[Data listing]
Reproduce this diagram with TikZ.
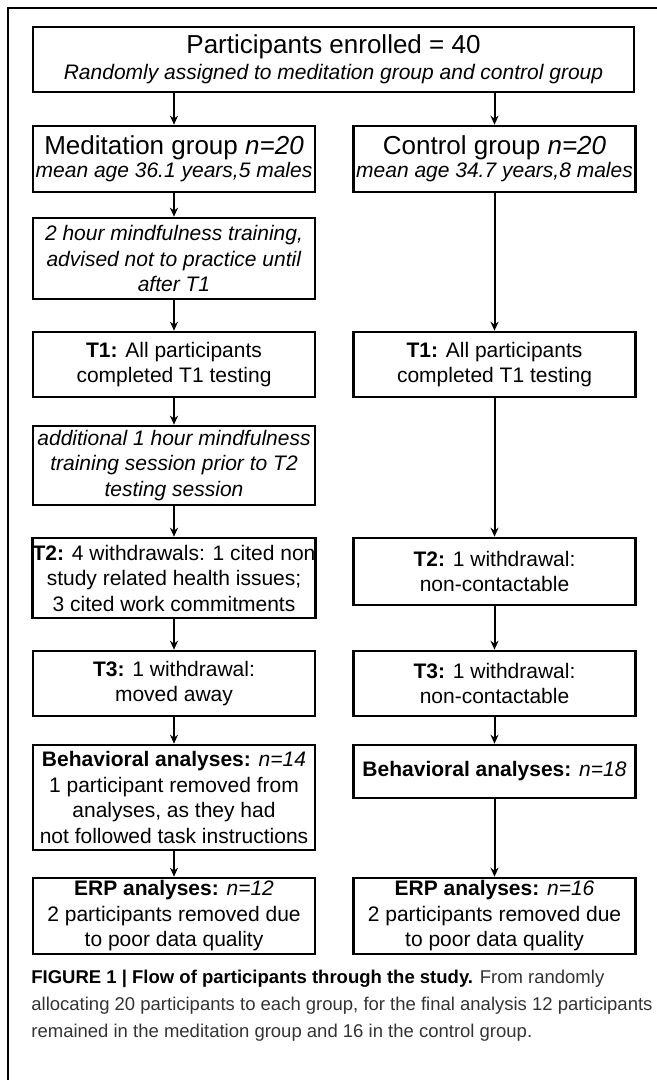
\documentclass[tikz,border=0pt]{standalone}
\usepackage{fontspec}
\setmainfont{Liberation Sans}
\usetikzlibrary{arrows.meta}

\begin{document}
\begin{tikzpicture}[x=0.5pt, y=-0.5pt, >={Stealth[length=4.5pt, width=4pt]},
        box/.style={draw, line width=1.3pt, align=center, inner sep=0pt,
            minimum width=141pt, font=\fontsize{10.5}{12.75}\selectfont},
        arr/.style={->, line width=1pt}]
    \useasboundingbox (0,0) rectangle (657,1080);
    % Frame
    \draw[line width=1.15pt] (8,1080) -- (8,8) -- (657,8);

    % Nodes
    \node[box, minimum width=300.5pt, minimum height=32.5pt] at (333.5, 59.5) (top)
        {{\fontsize{13}{13}\selectfont Participants enrolled = 40}\\
         \textit{Randomly assigned to meditation group and control group}};

    \node[box, minimum height=33pt] at (174, 159) (med)
        {{\fontsize{13}{13}\selectfont Meditation group \textit{n=20}}\\[-1.25pt]
         \textit{mean age 36.1 years,5 males}};
    \node[box, minimum height=33pt] at (494.5, 159) (ctrl)
        {{\fontsize{13}{13}\selectfont Control group \textit{n=20}}\\[-1.25pt]
         \textit{mean age 34.7 years,8 males}};

    \node[box, minimum height=40.5pt] at (174, 258.5) (train)
        {\textit{2 hour mindfulness training,}\\
         \textit{advised not to practice until}\\
         \textit{after T1}};

    \node[box, minimum height=32.5pt] at (174, 364.5) (t1m)
        {\textbf{T1:} All participants\\ completed T1 testing};
    \node[box, minimum height=32.5pt] at (494.5, 364.5) (t1c)
        {\textbf{T1:} All participants\\ completed T1 testing};

    \node[box, minimum height=39.5pt] at (174, 465.5) (extra)
        {\textit{additional 1 hour mindfulness}\\
         \textit{training session prior to T2}\\
         \textit{testing session}};

    \node[box, minimum height=40pt] at (174, 578) (t2m)
        {\textbf{T2:} 4 withdrawals: 1 cited non\\
         study related health issues;\\
         3 cited work commitments};
    \node[box, minimum height=33.5pt] at (494.5, 571.5) (t2c)
        {\textbf{T2:} 1 withdrawal:\\ non-contactable};

    \node[box, minimum height=32.5pt] at (174, 683.5) (t3m)
        {\textbf{T3:} 1 withdrawal:\\ moved away};
    \node[box, minimum height=32.5pt] at (494.5, 683.5) (t3c)
        {\textbf{T3:} 1 withdrawal:\\ non-contactable};

    \node[box, minimum height=52.5pt] at (174, 797.5) (behm)
        {\textbf{Behavioral analyses:} \textit{n=14}\\
         1 participant removed from\\
         analyses, as they had\\
         not followed task instructions};
    \node[box, minimum height=26.5pt] at (494.5, 771.5) (behc)
        {\textbf{Behavioral analyses:} \textit{n=18}};

    \node[box, minimum height=38pt] at (174, 916) (erpm)
        {\textbf{ERP analyses:} \textit{n=12}\\
         2 participants removed due\\
         to poor data quality};
    \node[box, minimum height=38pt] at (494.5, 916) (erpc)
        {\textbf{ERP analyses:} \textit{n=16}\\
         2 participants removed due\\
         to poor data quality};

    \node[anchor=north west, align=left, inner sep=0pt, text=black!80,
          font=\fontsize{9.25}{13.5}\selectfont] at (31, 970) (caption)
        {\textcolor{black}{\textbf{FIGURE 1 | Flow of participants through the study.}} From randomly\\
         allocating 20 participants to each group, for the final analysis 12 participants\\
         remained in the meditation group and 16 in the control group.};

    % Edges
    \draw[arr] (med.north |- top.south) -- (med.north);
    \draw[arr] (ctrl.north |- top.south) -- (ctrl.north);

    \draw[arr] (med) -- (train);
    \draw[arr] (train) -- (t1m);
    \draw[arr] (t1m) -- (extra);
    \draw[arr] (extra) -- (t2m);
    \draw[arr] (t2m) -- (t3m);
    \draw[arr] (t3m) -- (behm);
    \draw[arr] (behm) -- (erpm);

    \draw[arr] (ctrl) -- (t1c);
    \draw[arr] (t1c) -- (t2c);
    \draw[arr] (t2c) -- (t3c);
    \draw[arr] (t3c) -- (behc);
    \draw[arr] (behc) -- (erpc);
\end{tikzpicture}
\end{document}
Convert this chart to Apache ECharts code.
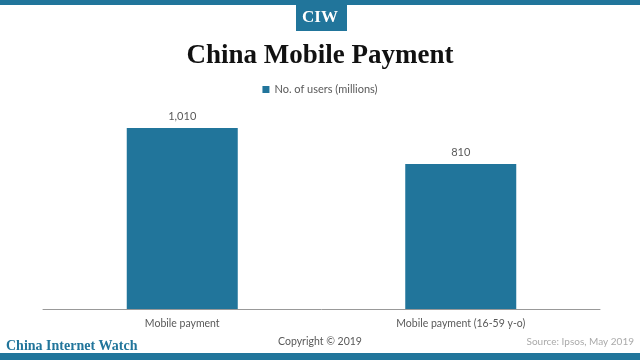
<!DOCTYPE html>
<html><head><meta charset="utf-8">
<script src="https://cdn.jsdelivr.net/npm/echarts@6/dist/echarts.min.js"></script>
<style>html,body{margin:0;padding:0;background:#fff}#c{width:640px;height:360px}</style>
</head><body><div id="c"></div>
<script>
const categories = ['Mobile payment', 'Mobile payment (16-59 y-o)'];
const seriesName = 'No. of users (millions)';
const users = [1010, 810];
const BLUE = '#21759b';
const chart = echarts.init(document.getElementById('c'), null, {renderer: 'canvas'});
chart.setOption({
  animation: false,
  backgroundColor: '#fff',
  title: {
    text: 'China Mobile Payment', left: 'center', top: 38,
    textStyle: {fontFamily: 'Liberation Serif', fontWeight: 'bold', fontSize: 27, color: '#111'}
  },
  legend: {
    top: 79, left: 'center', itemWidth: 7, itemHeight: 7, itemGap: 10,
    icon: 'rect',
    textStyle: {fontFamily: 'Lato', fontSize: 11, color: '#595959'},
    data: [seriesName]
  },
  grid: {left: 43, right: 40, top: 94, bottom: 51},
  xAxis: {
    type: 'category', data: categories,
    axisLine: {lineStyle: {color: '#999', width: 1}},
    axisTick: {show: false},
    axisLabel: {fontFamily: 'Lato', fontSize: 10.5, color: '#595959', margin: 9}
  },
  yAxis: {type: 'value', min: 0, max: 1200, show: false, splitLine: {show: false}},
  series: [{
    name: seriesName, type: 'bar', data: users, barWidth: 111,
    itemStyle: {color: BLUE},
    label: {show: true, position: 'top', distance: 6, fontFamily: 'Lato', fontSize: 11, color: '#595959',
      formatter: p => p.value.toLocaleString('en-US')}
  }],
  graphic: [
    {type: 'rect', left: 0, top: 0, shape: {width: 640, height: 5}, style: {fill: BLUE}},
    {type: 'rect', left: 296, top: 5, shape: {width: 51, height: 26}, style: {fill: BLUE}},
    {type: 'text', left: 'center', top: 9, style: {text: 'CIW', font: 'bold 17px "Liberation Serif"', fill: '#fff'}},
    {type: 'rect', left: 0, top: 353, shape: {width: 640, height: 7}, style: {fill: BLUE}},
    {type: 'text', left: 6, top: 339, style: {text: 'China Internet Watch', font: 'bold 14px "Liberation Serif"', fill: BLUE}},
    {type: 'text', left: 'center', top: 336, style: {text: 'Copyright © 2019', font: '10.5px Lato', fill: '#595959'}},
    {type: 'text', right: 6, top: 337, style: {text: 'Source: Ipsos, May 2019', font: '10px Lato', fill: '#aaa'}}
  ]
});
</script></body></html>
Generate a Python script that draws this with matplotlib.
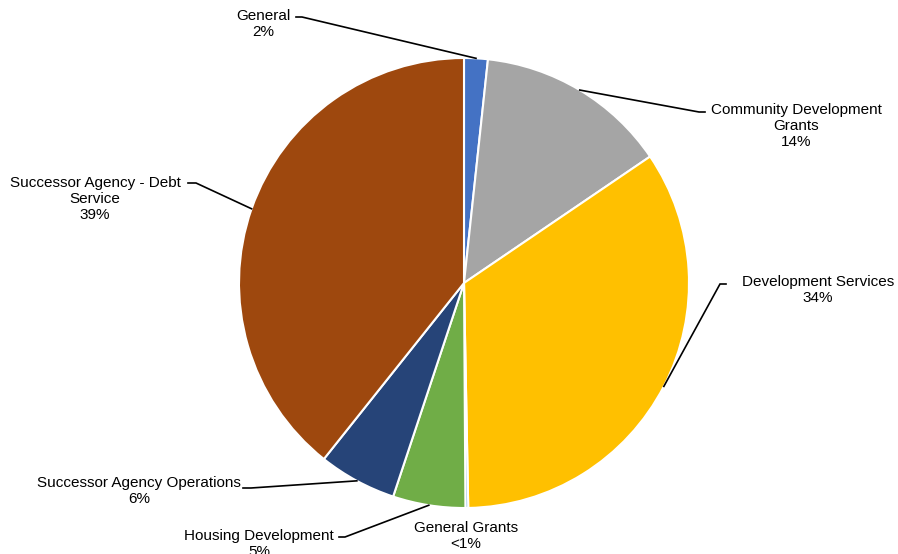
import matplotlib.pyplot as plt
import numpy as np

plt.rcParams['font.family'] = ['Liberation Sans', 'DejaVu Sans']

labels = ['General', 'Community Development\nGrants', 'Development Services', 'General Grants',
          'Housing Development', 'Successor Agency Operations', 'Successor Agency - Debt\nService']
shares = [1.7, 13.8, 34.2, 0.2, 5.2, 5.6, 39.3]
pct_text = ['2%', '14%', '34%', '<1%', '5%', '6%', '39%']
colors = ['#4472C4', '#A5A5A5', '#FFC000', '#5B9BD5', '#70AD47', '#264478', '#9E480E']

# label centres in pixels (x, y from top), where the leader line leaves the text,
# and the short horizontal stub (signed, px) before it heads to the slice
label_pos = [(263, 24), (796, 126), (818, 290), (466, 536), (259, 544), (139, 491), (95, 199)]
line_start = [(296, 17), (705, 112), (726, 284), None, (339, 537), (243, 488), (188, 183)]
stub = [6, -6, -6, 0, 6, 8, 8]

W, H = 898, 554
cx, cy, R = 464, 283, 225

fig = plt.figure(figsize=(W / 100, H / 100), dpi=100)
ax = fig.add_axes([0, 0, 1, 1])

wedges, _ = ax.pie(shares, colors=colors, startangle=90, counterclock=False, radius=R,
                   center=(cx, H - cy), frame=True,
                   wedgeprops=dict(edgecolor='white', linewidth=1.5))
ax.set_xlim(0, W)
ax.set_ylim(0, H)
ax.set_aspect('equal')
ax.axis('off')

for w, lab, pct, (tx, ty), ls, s in zip(wedges, labels, pct_text, label_pos, line_start, stub):
    ax.text(tx, H - ty, lab + '\n' + pct, ha='center', va='center', fontsize=11,
            linespacing=1.2, color='#000000')
    if ls is None:
        continue
    mid = np.deg2rad((w.theta1 + w.theta2) / 2)
    px = cx + R * np.cos(mid)
    py = (H - cy) + R * np.sin(mid)
    ax.plot([ls[0], ls[0] + s, px], [H - ls[1], H - ls[1], py], color='black',
            linewidth=1.2, solid_joinstyle='miter')

fig.savefig('out.png', dpi=100)
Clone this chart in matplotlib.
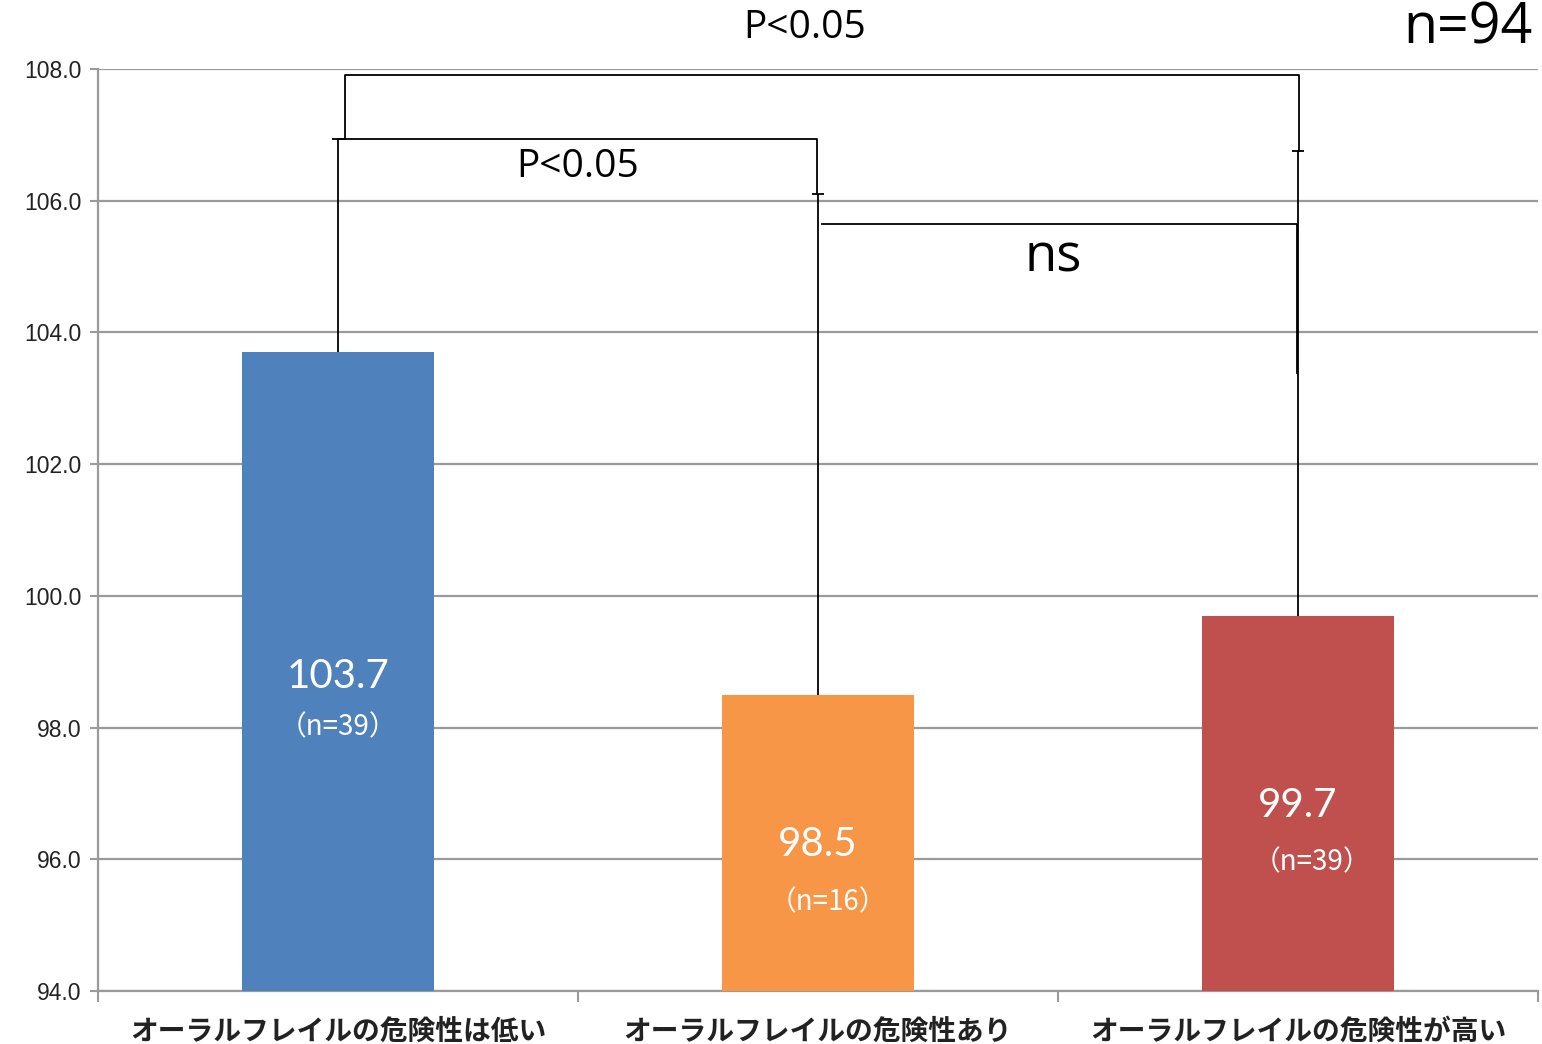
import numpy as np
import matplotlib
matplotlib.use("Agg")
from matplotlib import pyplot as plt

plt.rcParams['font.family'] = ['Noto Sans CJK JP', 'DejaVu Sans']

# data
categories = ["オーラルフレイルの危険性は低い", "オーラルフレイルの危険性あり", "オーラルフレイルの危険性が高い"]
means = [103.7, 98.5, 99.7]
upper_err = [3.24, 7.6, 7.06]
counts = [39, 16, 39]
total_n = 94
colors = ["#4F81BD", "#F79646", "#C0504D"]

fig = plt.figure(figsize=(15.42, 10.44), dpi=100)
ax = fig.add_axes([0.0636, 0.0508, 0.9338, 0.8831])

x = np.arange(len(categories))
ax.bar(x, np.array(means) - 94.0, bottom=94.0, width=0.4, color=colors, zorder=5)
# lower part tucked under the bar so only the upper cap shows
ax.errorbar(x, means, yerr=[np.full(len(means), 0.1), upper_err], fmt='none',
            ecolor='black', elinewidth=1.3, capsize=4, capthick=1.3, zorder=4)

ax.set_xlim(-0.5, 2.5)
ax.set_ylim(94, 108)
ax.set_yticks(np.arange(94, 108.1, 2))
ax.set_yticklabels(["%.1f" % v for v in np.arange(94, 108.1, 2)],
                   family='Liberation Sans', fontsize=16.5, color='#222222')
ax.yaxis.grid(True, color='#9a9a9a', linewidth=1.6, zorder=0)
ax.set_axisbelow(True)
ax.tick_params(axis='y', length=6, width=1.5, color='#9a9a9a', pad=6)

ax.set_xticks(x)
ax.set_xticklabels(categories, fontsize=20, fontweight='bold', color='#222222')
ax.tick_params(axis='x', length=0, pad=19)
ax.set_xticks([-0.5, 0.5, 1.5, 2.5], minor=True)
ax.tick_params(axis='x', which='minor', length=8, width=1.5, color='#9a9a9a')

for s in ['top', 'right']:
    ax.spines[s].set_visible(False)
for s in ['left', 'bottom']:
    ax.spines[s].set_color('#9a9a9a')
    ax.spines[s].set_linewidth(1.6)

# bar value labels
val_pos = [(0.0, 98.78), (1.0, 96.22), (2.0, 96.81)]
n_pos = [(0.0, 98.01), (1.02, 95.35), (2.03, 95.96)]
for i in range(len(means)):
    ax.text(val_pos[i][0], val_pos[i][1], "%.1f" % means[i], color='white',
            ha='center', va='center', fontsize=29, family='Lato', zorder=6)
    ax.text(n_pos[i][0], n_pos[i][1], "（n=%d）" % counts[i], color='white',
            ha='center', va='center', fontsize=20, zorder=6)

# significance brackets
lk = dict(color='black', linewidth=1.3, zorder=4, clip_on=False)
ax.plot([0.015, 0.015, 2.002, 2.002], [106.94, 107.91, 107.91, 106.76], **lk)
ax.plot([0.0, 0.998, 0.998], [106.94, 106.94, 106.1], **lk)
ax.plot([1.008, 1.998, 1.998], [105.65, 105.65, 103.38], **lk)

ax.text(0.5, 106.51, "P<0.05", ha='center', va='center', fontsize=28, family='Open Sans')
ax.text(1.49, 105.13, "ns", ha='center', va='center', fontsize=38, family='Open Sans')
fig.text(0.522, 0.973, "P<0.05", ha='center', va='center', fontsize=28, family='Open Sans')
fig.text(0.994, 0.972, "n=%d" % total_n, ha='right', va='center', fontsize=40, family='Open Sans')

plt.savefig("out.png", dpi=100)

[DESCRIPTION OF THE TASK] Look over the records above and copy each line that includes the string "matplotlib".

[THE RESPONSE]
Generate a Python script that draws this with matplotlib.
import matplotlib.pyplot as plt
Clone this chart in matplotlib.
import matplotlib
matplotlib.use("Agg")
from matplotlib import pyplot as plt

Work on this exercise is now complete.